Minna Birman’s father Mordko Birman

This is my father Mordko Birman,  in the tuberculosis recreation center. This photo was taken in Gagry in 1936.

In the early 1930s my father and other communists were sent to a district town to organize collectivization. My father was reluctant to be involved in this and didn't accept any forced measures toward farmers. This became known and my father was called back for a discussion in the town Party committee. At this time he had hemoptysis again and my mother didn't allow him to go there. She sent my father to a tuberculosis recreation center in Gagry. When he returned home this incident was forgotten. 

My father was arrested in 1938. He was accused of wishing to assist Hitler and Japan to attack the Soviet Union. What else could they accuse him of?  Shortly before arrest our janitor Gidulian told my father that he knew very well who was the next to be arrested. Before arresting a person NKVD officers visit a janitor under pretense that they intend to check a housing roster, but actually they ask questions about the tenant that interests them. The janitor respected my father and advised him to leave home, but my father ignored it: 'Where can I go? We don't have money to travel!'  By that time he was fired from work. However, we moved to the dacha where he was arrested on 8 June 1938. Young NKVD officers came to arrest him. My mother and father slept on the terrace and my brother and I slept in the room. They made a careless search and my mother managed to put some Party documents into my pocket.  They didn't search us and we kept these documents.

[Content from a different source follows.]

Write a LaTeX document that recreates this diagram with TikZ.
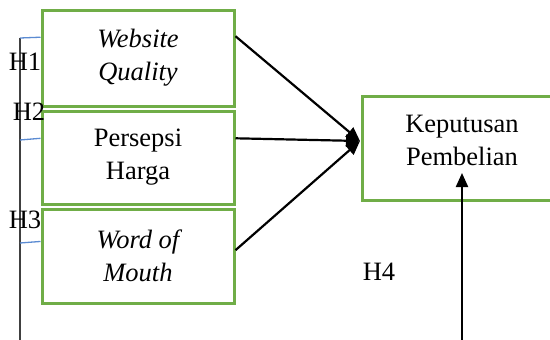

My mother wrote a letter to Stalin. She told my brother and me that Stalin's office would send this letter back to Odessa and my father would stay in town until they clarified all circumstances. My father stayed in prison for about two years and returned home. He was very lucky to have been arrested on 8 June 1938 and Yezhov [Editor's note: N.I. Yezhov (1895-1940) - people's commissar of home affairs in the USSR in 1936-1937] had been replaced with Beriya. During the Yezhov rule prisoners were beaten and put on conveyor like they did in the past.  Beriya issued an order to stop beating and tortures.